It’s a question that playwrights and theatre-makers everywhere are constantly considering (and if not, they should be): do I have the right to tell this story?
First shown in 2018 at the Traverse Theatre Edinburgh and written by Glasgow-based, award-winning writer Kieran Hurley, Mouthpiece tackles this question through the portrayal of an unlikely friendship gone wrong. Declan (Lorn Macdonald), a talented young artist struggling with a volatile home life, crosses paths with Libby (Neve McIntosh), a writer who hasn’t put pen to page in years. When he pulls her back from the edge of disaster, they begin to form an uneasy alliance.
Their budding relationship is complicated by class and cultural differences borne of two very different experiences of Edinburgh. Libby sees an opportunity to get her career back on track and return to what she always believed – that art and stories can change the world. And she wants Declan’s story in all of its painful, messy detail.

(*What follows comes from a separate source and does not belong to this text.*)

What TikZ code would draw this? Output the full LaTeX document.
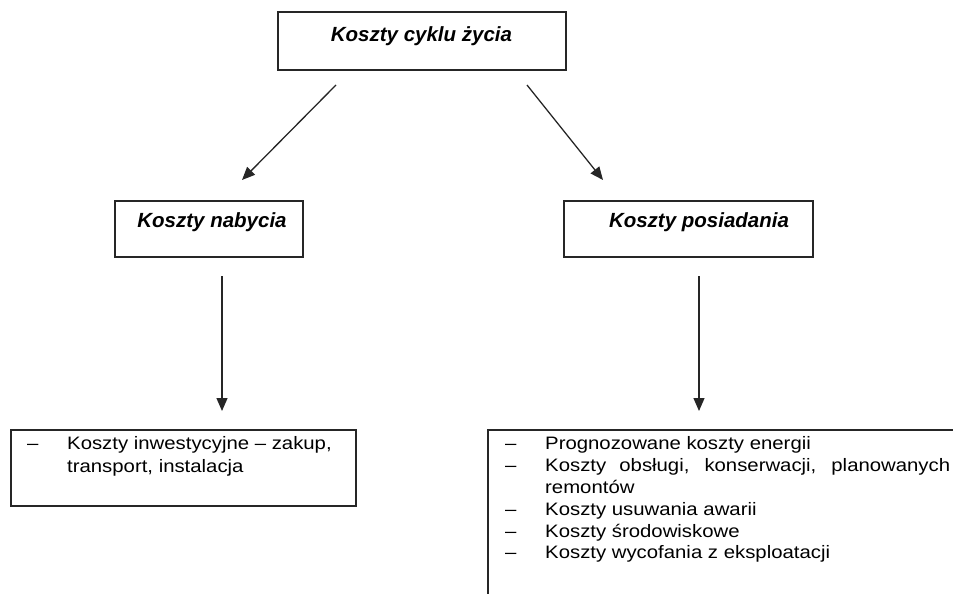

Hurley’s play is masterfully constructed and written from the heart, offering complex, deeply written characters. As spectators, we find ourselves rooting for them in different ways, despite both exhibiting some deeply unsympathetic behaviour. The text is punctuated by moments in which Libby breaks the fourth wall to explain the “rules” of playwriting to the audience. These moments are cleverly placed and often create a sense of bitter irony in the action that is unfolding.
A kind of narrator-baton is passed between the two characters to share personal moments with the audience. We learn of Declan’s abusive home life and the tender relationship he shares with his 5-year-old sister. Projection (design by Kai Fischer) is used wonderfully to highlight these intimate moments, showing the words of the sister whose voice is never heard.
Macdonald and Mcintosh share a natural on-stage chemistry which is truly gripping from start to finish. Despite the inevitable disintegration of their friendship, there is welcome humour and lightness in their interactions and the differences between their worldviews. Orla O’Loughlin’s direction is subtle and tuned in to the nuances of Hurley’s words, deftly bringing out the politics of the piece.
Libby’s ethical dubiousness and exploitative behaviour is difficult to watch. In a particularly poignant moment, a rock-bottom Declan enters the audience and we are forced to consider our own position on this topic: when does poverty portrayal become poverty porn? What does “voicing the voiceless” really mean?
This play unapologetically delves into questions of class and appropriation which feel more pertinent now than ever before. It says that representation matters. Mouthpiece is political theatre for our time.